A for loop will have bounds checking removed, for one. Also, the JIT does better inside single method bodies. Compare:

  1: for(i = 0; i < arr.Length; i++) sum += arr[i];
  
  2: foreach(var x in generate(count)) sum += x;

In the first case, you end up with a small, relatively tight loop (the machine code has a lot of extra stuff I don't quite understand).

In the second case, you're literally doing a virtual call (and I don't think the CLR inlines interface calls) to get_Current() in a loop, followed by MoveNext(). So there's 2 function call overheads, not to mention the actual code that get_Current and MoveNext have.

Here's the sample program[1]. I get about 600% runtime for the enumerable version versus the array. Given all the extra work, I'm sorta impressed it's only 6x. The 32-bit JIT is a bit slower doing the array method than the 64-bit, which surprises me. Here's the code for the loops[2].

1: http://pastebin.com/GAg3RiNx

2: http://pastebin.com/index/a1eC8sX9

[xanadohnt]

A "yield return enumerable" is "delay executed" so evaluating it multiple times causes the yield-return execution to occur at every evaluation (if you haven't taken care to ToArray() or ToList() it). Do something like:

  var myBytes = GetMyBytesItr();
  for (var i = 0; i < myBytes.Count(); ++i)
  {
    ProcessByte(myBytes.ElementAt(i));
  }

and you'll be in a world of hurt especially if GetMyBytesItr() allocates a memory buffer. Count() causes the "get the bytes data" action to occur, as does every iteration of ElementAt().
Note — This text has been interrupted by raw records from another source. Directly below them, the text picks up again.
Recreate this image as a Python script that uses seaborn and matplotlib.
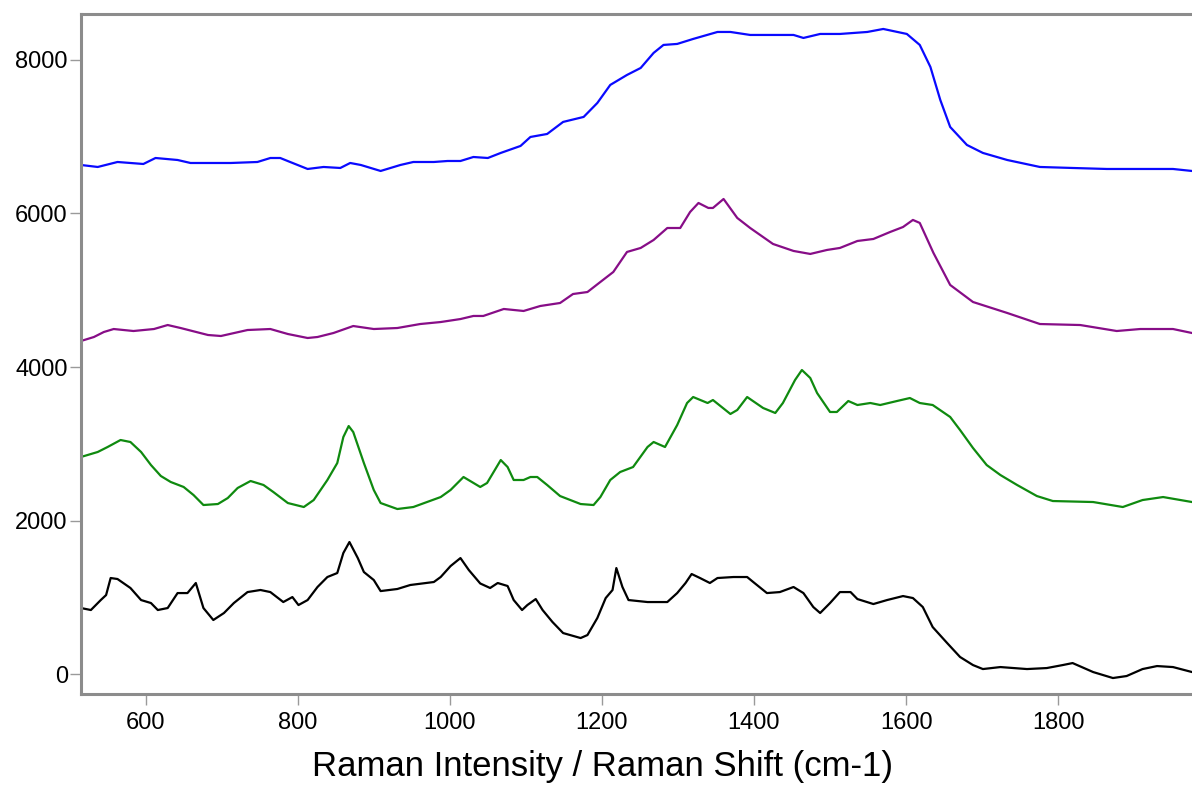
import matplotlib
matplotlib.use("Agg")
import matplotlib.pyplot as plt
import seaborn as sns
import pandas as pd

# ---- data ----
blue_x = [515, 537, 563, 597, 613, 642, 659, 712, 747, 764, 777, 790, 813, 834, 856, 869, 883, 909, 935, 952,
          979, 997, 1014, 1031, 1050, 1067, 1093, 1106, 1128, 1149, 1176, 1194, 1211, 1233, 1251, 1268, 1281,
          1299, 1320, 1352, 1369, 1395, 1452, 1465, 1487, 1513, 1549, 1570, 1601, 1618, 1632, 1645, 1658, 1680,
          1701, 1733, 1776, 1819, 1864, 1951, 1976]
blue_y = [6632, 6606, 6671, 6645, 6723, 6697, 6658, 6658, 6671, 6723, 6723, 6671, 6580, 6606, 6593, 6658, 6632,
          6554, 6632, 6671, 6671, 6684, 6684, 6736, 6723, 6789, 6880, 6997, 7036, 7193, 7258, 7440, 7675, 7805,
          7896, 8092, 8196, 8209, 8274, 8365, 8365, 8326, 8326, 8287, 8339, 8339, 8365, 8404, 8339, 8196, 7909,
          7479, 7127, 6893, 6789, 6697, 6606, 6593, 6580, 6580, 6554]

purple_x = [515, 532, 545, 558, 584, 611, 629, 646, 682, 699, 734, 764, 787, 813, 826, 847, 873, 900, 931, 961,
            988, 1014, 1031, 1044, 1071, 1097, 1119, 1145, 1162, 1181, 1198, 1215, 1233, 1251, 1268, 1286, 1303,
            1316, 1327, 1340, 1346, 1360, 1378, 1395, 1425, 1452, 1474, 1496, 1513, 1536, 1557, 1579, 1596, 1609,
            1618, 1636, 1658, 1688, 1733, 1776, 1829, 1877, 1908, 1951, 1976]
purple_y = [4339, 4391, 4456, 4495, 4469, 4495, 4547, 4508, 4417, 4404, 4482, 4495, 4430, 4378, 4391, 4443, 4534,
            4495, 4508, 4560, 4586, 4625, 4665, 4665, 4756, 4730, 4795, 4834, 4951, 4977, 5108, 5238, 5499, 5551,
            5655, 5811, 5811, 6020, 6137, 6072, 6072, 6189, 5942, 5811, 5603, 5512, 5473, 5525, 5551, 5642, 5668,
            5759, 5824, 5916, 5877, 5486, 5069, 4847, 4704, 4560, 4547, 4469, 4495, 4495, 4443]

green_x = [515, 537, 550, 567, 580, 594, 607, 620, 633, 650, 663, 676, 695, 708, 721, 738, 755, 768, 787, 808,
           821, 839, 852, 860, 867, 873, 887, 900, 909, 931, 952, 988, 1001, 1018, 1040, 1049, 1067, 1076, 1084,
           1097, 1106, 1115, 1128, 1145, 1172, 1189, 1198, 1211, 1224, 1241, 1260, 1268, 1283, 1299, 1312, 1320,
           1339, 1346, 1369, 1378, 1391, 1412, 1428, 1438, 1454, 1463, 1474, 1483, 1500, 1509, 1524, 1536, 1553,
           1566, 1588, 1605, 1618, 1635, 1658, 1671, 1688, 1706, 1724, 1746, 1772, 1793, 1846, 1885, 1911, 1938,
           1976]
green_y = [2828, 2893, 2958, 3049, 3023, 2893, 2723, 2580, 2502, 2437, 2332, 2202, 2215, 2293, 2424, 2515, 2463,
           2371, 2228, 2176, 2267, 2528, 2749, 3088, 3231, 3153, 2749, 2398, 2228, 2150, 2176, 2306, 2398, 2567,
           2437, 2489, 2788, 2697, 2528, 2528, 2567, 2567, 2463, 2319, 2215, 2202, 2306, 2528, 2632, 2697, 2958,
           3023, 2958, 3244, 3531, 3609, 3531, 3570, 3388, 3440, 3609, 3466, 3401, 3531, 3831, 3961, 3857, 3661,
           3414, 3414, 3557, 3505, 3531, 3505, 3557, 3596, 3531, 3505, 3349, 3179, 2945, 2723, 2593, 2463, 2319,
           2254, 2241, 2176, 2267, 2306, 2241]

black_x = [515, 528, 541, 548, 554, 563, 580, 594, 607, 616, 629, 642, 655, 666, 676, 689, 703, 716, 734, 751,
           764, 781, 793, 801, 813, 826, 839, 852, 860, 868, 879, 887, 900, 909, 931, 948, 979, 988, 1001, 1014,
           1025, 1040, 1053, 1063, 1076, 1084, 1095, 1102, 1113, 1122, 1135, 1149, 1172, 1181, 1194, 1205, 1214,
           1219, 1227, 1235, 1260, 1286, 1299, 1310, 1318, 1329, 1342, 1352, 1373, 1391, 1399, 1417, 1434, 1452,
           1465, 1478, 1487, 1500, 1513, 1527, 1536, 1557, 1575, 1596, 1609, 1622, 1635, 1654, 1671, 1688, 1701,
           1724, 1759, 1785, 1806, 1819, 1846, 1872, 1890, 1911, 1930, 1951, 1976]
black_y = [860, 834, 964, 1029, 1251, 1238, 1121, 964, 925, 834, 860, 1055, 1055, 1186, 860, 704, 795, 925, 1068,
           1095, 1068, 938, 1003, 899, 964, 1134, 1264, 1316, 1577, 1720, 1511, 1329, 1225, 1081, 1108, 1160, 1199,
           1264, 1407, 1511, 1355, 1180, 1121, 1186, 1147, 964, 834, 899, 977, 834, 678, 534, 469, 508, 730, 990,
           1095, 1381, 1134, 964, 938, 938, 1055, 1186, 1303, 1251, 1186, 1251, 1264, 1264, 1199, 1055, 1068, 1134,
           1055, 873, 795, 925, 1068, 1068, 977, 912, 964, 1016, 990, 873, 612, 404, 222, 117, 65, 91, 65, 78, 117,
           143, 26, -52, -26, 65, 104, 91, 26]

x_ticks = [600, 800, 1000, 1200, 1400, 1600, 1800]
y_ticks = [0, 2000, 4000, 6000, 8000]
x_label = "Raman Intensity / Raman Shift (cm-1)"

# ---- plot ----
sns.set_style("white")
plt.rcParams['font.family'] = ['Liberation Sans', 'DejaVu Sans']

fig = plt.figure(figsize=(11.92, 7.86), dpi=100)
ax = fig.add_axes([81 / 1192, 1 - 694 / 786, 1 - 81 / 1192, (694 - 14) / 786])

series = [
    (black_x, black_y, "black"),
    (green_x, green_y, "#0f8a0f"),
    (purple_x, purple_y, "#870d87"),
    (blue_x, blue_y, "#0a0aff"),
]
for xs, ys, col in series:
    df = pd.DataFrame({"x": xs, "y": ys})
    sns.lineplot(data=df, x="x", y="y", color=col, linewidth=1.6, ax=ax, sort=False)

ax.set_xlim(515, 1976)
ax.set_ylim(-260, 8599)
ax.set_xticks(x_ticks)
ax.set_yticks(y_ticks)
ax.set_ylabel("")
ax.set_xlabel(x_label, fontsize=25, color="black")
ax.xaxis.set_label_coords((603 - 81) / 1111, -0.083)

for side in ["left", "bottom", "top"]:
    ax.spines[side].set_color("#8c8c8c")
    ax.spines[side].set_linewidth(2.2)
ax.spines["right"].set_visible(False)

ax.tick_params(axis="both", which="major", direction="out", length=8, width=1,
               color="#9a9a9a", labelsize=17, labelcolor="black",
               bottom=True, left=True)
ax.tick_params(axis="x", pad=5)
ax.tick_params(axis="y", pad=1.5)

fig.savefig("out.png", dpi=100)
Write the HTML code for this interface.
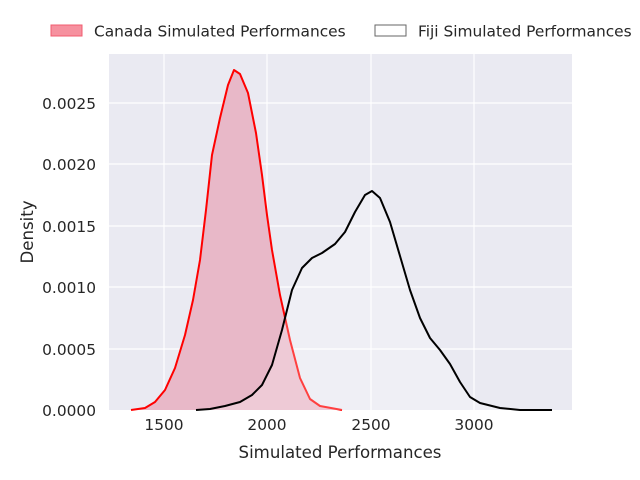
<!DOCTYPE html>
<html><head><meta charset="utf-8"><style>
html,body{margin:0;padding:0;background:#fff;}
svg{display:block;font-family:"DejaVu Sans","Liberation Sans",sans-serif;}
</style></head><body>
<svg width="640" height="480" viewBox="0 0 640 480">
<rect x="109" y="54" width="463" height="356" fill="#EAEAF2"/>
<g stroke="#fff" stroke-width="1.2">
<line x1="164" y1="54" x2="164" y2="410"/><line x1="267" y1="54" x2="267" y2="410"/>
<line x1="371" y1="54" x2="371" y2="410"/><line x1="474" y1="54" x2="474" y2="410"/>
<line x1="109" y1="349" x2="572" y2="349"/><line x1="109" y1="287" x2="572" y2="287"/>
<line x1="109" y1="226" x2="572" y2="226"/><line x1="109" y1="164" x2="572" y2="164"/>
<line x1="109" y1="103" x2="572" y2="103"/>
</g>
<path d="M131,410 L145,408 L155,402 L165,390 L175,368 L185,335 L193,300 L200,260 L206,210 L212,155 L220,118 L228,85 L234,70 L240,74 L248,93 L256,133 L262,175 L267,215 L272,250 L280,295 L290,340 L300,378 L310,399 L320,406 L342,410 Z" fill="#E8B8C8" stroke="none"/>
<path d="M131,410 L145,408 L155,402 L165,390 L175,368 L185,335 L193,300 L200,260 L206,210 L212,155 L220,118 L228,85 L234,70 L240,74 L248,93 L256,133 L262,175 L267,215 L272,250 L280,295 L290,340 L300,378 L310,399 L320,406 L342,410" fill="none" stroke="#ff0000" stroke-width="2" stroke-linejoin="round"/>
<path d="M196,410 L210,409 L225,406 L240,402 L252,395 L262,385 L272,365 L282,330 L292,290 L302,268 L312,258 L322,253 L335,244 L345,232 L355,212 L365,195 L372,191 L380,198 L390,222 L400,256 L410,290 L420,318 L430,338 L440,350 L450,364 L460,382 L470,397 L480,403 L500,408 L520,410 L552,410 Z" fill="#ffffff" fill-opacity="0.25" stroke="none"/>
<path d="M196,410 L210,409 L225,406 L240,402 L252,395 L262,385 L272,365 L282,330 L292,290 L302,268 L312,258 L322,253 L335,244 L345,232 L355,212 L365,195 L372,191 L380,198 L390,222 L400,256 L410,290 L420,318 L430,338 L440,350 L450,364 L460,382 L470,397 L480,403 L500,408 L520,410 L552,410" fill="none" stroke="#000" stroke-width="2" stroke-linejoin="round"/>
<g font-size="15.4" fill="#262626" text-anchor="middle">
<text x="164" y="430">1500</text><text x="267" y="430">2000</text>
<text x="371" y="430">2500</text><text x="474" y="430">3000</text>
<text x="340" y="458" font-size="16.6">Simulated Performances</text>
</g>
<g font-size="15.4" fill="#262626" text-anchor="end">
<text x="96" y="416">0.0000</text><text x="96" y="355">0.0005</text>
<text x="96" y="293">0.0010</text><text x="96" y="232">0.0015</text>
<text x="96" y="170">0.0020</text><text x="96" y="109">0.0025</text>
</g>
<text x="33" y="232" font-size="16.6" fill="#262626" text-anchor="middle" transform="rotate(-90 33 232)">Density</text>
<rect x="51" y="25" width="31" height="11" fill="#F6919F" stroke="#F25C6F"/>
<text x="94" y="36.5" font-size="15.4" fill="#262626">Canada Simulated Performances</text>
<rect x="375" y="25" width="31" height="11" fill="#fff" stroke="#666"/>
<text x="418" y="36.5" font-size="15.4" fill="#262626">Fiji Simulated Performances</text>
</svg>
</body></html>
Now I'm not saying this is definitely what you were experiencing, but it's a common pitfall. Also, using ElementAt() for each iteration is, of course, completely contrived for this example (you'd want to foreach instead which would cause only one execution of the "get the bytes data" action).

[asveikau]

That wasn't the issue in my case. It was foreach (var b in f()). f did not do any allocations, just a loop with a bunch of yield return statements.

This is why I suspected that it was simply worse machine code after JIT. But I wasn't sure of all the details of the code that was inserted on my behalf.

[kevingadd]

One of the biggest differences is that if you do:

  foreach (var byte in byteArray)

The compiler transforms that into a normal for-loop that accesses the array directly. So that's already an advantage for the array over your enumerator.

The other difference that will have a major performance impact is the way the IEnumerator pattern works, even with generics. For:

  foreach (var b in f())

The generated code looks roughly like this:

  using (var enumerator = f())
  while (enumerator.MoveNext()) {
    var byte = enumerator.get_Current();
  }

As a result, you've gone from 0 method calls per iteration (direct array access) to 2 virtual method calls per iteration (MoveNext and get_Current). An incredibly smart JIT might be able to figure out that the virtual methods are always the same and turn them into static invocations, or even inline them, but I don't think the CLR can do this for you reliably.